:: Material provided ::
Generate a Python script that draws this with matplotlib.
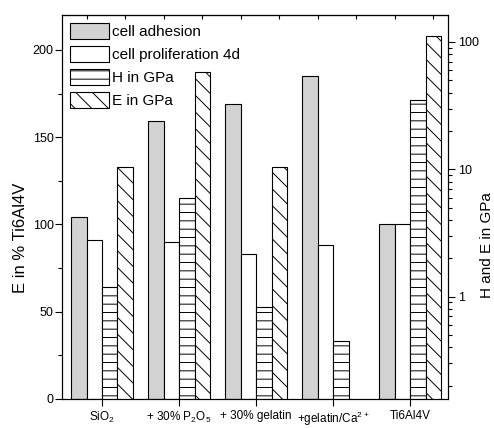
import numpy as np
import matplotlib.pyplot as plt
from matplotlib.patches import Patch
from matplotlib.ticker import MultipleLocator, LogLocator, NullFormatter

plt.rcParams["font.family"] = ["Liberation Sans", "DejaVu Sans"]
plt.rcParams["hatch.linewidth"] = 0.7
plt.rcParams["mathtext.fontset"] = "custom"
plt.rcParams["mathtext.rm"] = "Liberation Sans"

# data
groups = [r"SiO$_2$", r"+ 30% P$_2$O$_5$", "+ 30% gelatin", r"+gelatin/Ca$^{2+}$", "Ti6Al4V"]
adhesion = [104, 159, 169, 185, 100]          # % Ti6Al4V (left axis)
prolif_4d = [91, 90, 83, 88, 100]             # % Ti6Al4V (left axis)
hardness = [1.2, 5.9, 0.83, 0.45, 35]         # GPa (right, log)
modulus = [10.4, 58, 10.4, np.nan, 111]       # GPa (right, log)

x = np.arange(1, len(groups) + 1)
w = 0.2
right_lim = (0.157, 163)

fig = plt.figure(figsize=(4.94, 4.28), dpi=100)
ax = fig.add_axes([0.1255, 0.0678, 0.7815, 0.8972])
ax2 = ax.twinx()

ax.bar(x - 1.5 * w, adhesion, w, color="#d2d2d2", edgecolor="black", lw=0.8, zorder=2)
ax.bar(x - 0.5 * w, prolif_4d, w, color="white", edgecolor="black", lw=0.8, zorder=2)

ax2.set_yscale("log")
ax2.bar(x + 0.5 * w, np.array(hardness) - right_lim[0], w, bottom=right_lim[0],
        color="white", edgecolor="black", hatch="--", lw=0.8)
ax2.bar(x + 1.5 * w, np.array(modulus) - right_lim[0], w, bottom=right_lim[0],
        color="white", edgecolor="black", hatch="\\\\", lw=0.8)

ax.set_xlim(0.48, 5.49)
ax.set_ylim(0, 220)
ax2.set_ylim(*right_lim)

ax.set_xticks(x)
ax.set_xticklabels(groups, fontsize=8.5)
ax.tick_params(axis="x", direction="out", length=5, width=0.8, pad=3)
ax.yaxis.set_major_locator(MultipleLocator(50))
ax.yaxis.set_minor_locator(MultipleLocator(25))
ax.tick_params(axis="y", which="major", direction="out", length=5, width=0.8, labelsize=9, pad=1)
ax.tick_params(axis="y", which="minor", direction="out", length=3, width=0.8)

ax2.yaxis.set_minor_locator(LogLocator(base=10, subs=np.arange(2, 10), numticks=20))
ax2.yaxis.set_minor_formatter(NullFormatter())
ax2.set_yticks([1, 10, 100])
ax2.set_yticklabels(["1", "10", "100"])
ax2.tick_params(axis="y", which="major", direction="out", length=5, width=0.8, labelsize=9, pad=2)
ax2.tick_params(axis="y", which="minor", direction="out", length=3, width=0.8)

# top inward ticks
top = ax.secondary_xaxis("top")
top.set_xticks(np.arange(0.8, 5.4, 0.5), labels=[])
top.tick_params(direction="in", length=3, width=0.8)

for a in (ax, ax2):
    for s in a.spines.values():
        s.set_linewidth(0.8)

ax.set_ylabel("E in % Ti6Al4V", fontsize=12, labelpad=3)
ax.yaxis.label.set_y(0.42)
ax2.set_ylabel("H and E in GPa", fontsize=11, labelpad=1)
ax2.yaxis.label.set_y(0.40)

handles = [
    Patch(facecolor="#d2d2d2", edgecolor="black", lw=0.8, label="cell adhesion"),
    Patch(facecolor="white", edgecolor="black", lw=0.8, label="cell proliferation 4d"),
    Patch(facecolor="white", edgecolor="black", lw=0.8, hatch="--", label="H in GPa"),
    Patch(facecolor="white", edgecolor="black", lw=0.8, hatch="\\\\", label="E in GPa"),
]
ax2.legend(handles=handles, loc="upper left", frameon=False, fontsize=11,
           handlelength=2.6, handleheight=1.25, labelspacing=0.45,
           handletextpad=0.2, borderaxespad=0.3, borderpad=0.2)

fig.savefig("out.png", dpi=100)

:: What this task involves ::
Transcribe the opening line of the listing above, please, and every line after it through the line with "right_lim = (0.157, 163)", word for word, without pictures.

:: Solution below ::
Generate a Python script that draws this with matplotlib.
import numpy as np
import matplotlib.pyplot as plt
from matplotlib.patches import Patch
from matplotlib.ticker import MultipleLocator, LogLocator, NullFormatter

plt.rcParams["font.family"] = ["Liberation Sans", "DejaVu Sans"]
plt.rcParams["hatch.linewidth"] = 0.7
plt.rcParams["mathtext.fontset"] = "custom"
plt.rcParams["mathtext.rm"] = "Liberation Sans"

# data
groups = [r"SiO$_2$", r"+ 30% P$_2$O$_5$", "+ 30% gelatin", r"+gelatin/Ca$^{2+}$", "Ti6Al4V"]
adhesion = [104, 159, 169, 185, 100]          # % Ti6Al4V (left axis)
prolif_4d = [91, 90, 83, 88, 100]             # % Ti6Al4V (left axis)
hardness = [1.2, 5.9, 0.83, 0.45, 35]         # GPa (right, log)
modulus = [10.4, 58, 10.4, np.nan, 111]       # GPa (right, log)

x = np.arange(1, len(groups) + 1)
w = 0.2
right_lim = (0.157, 163)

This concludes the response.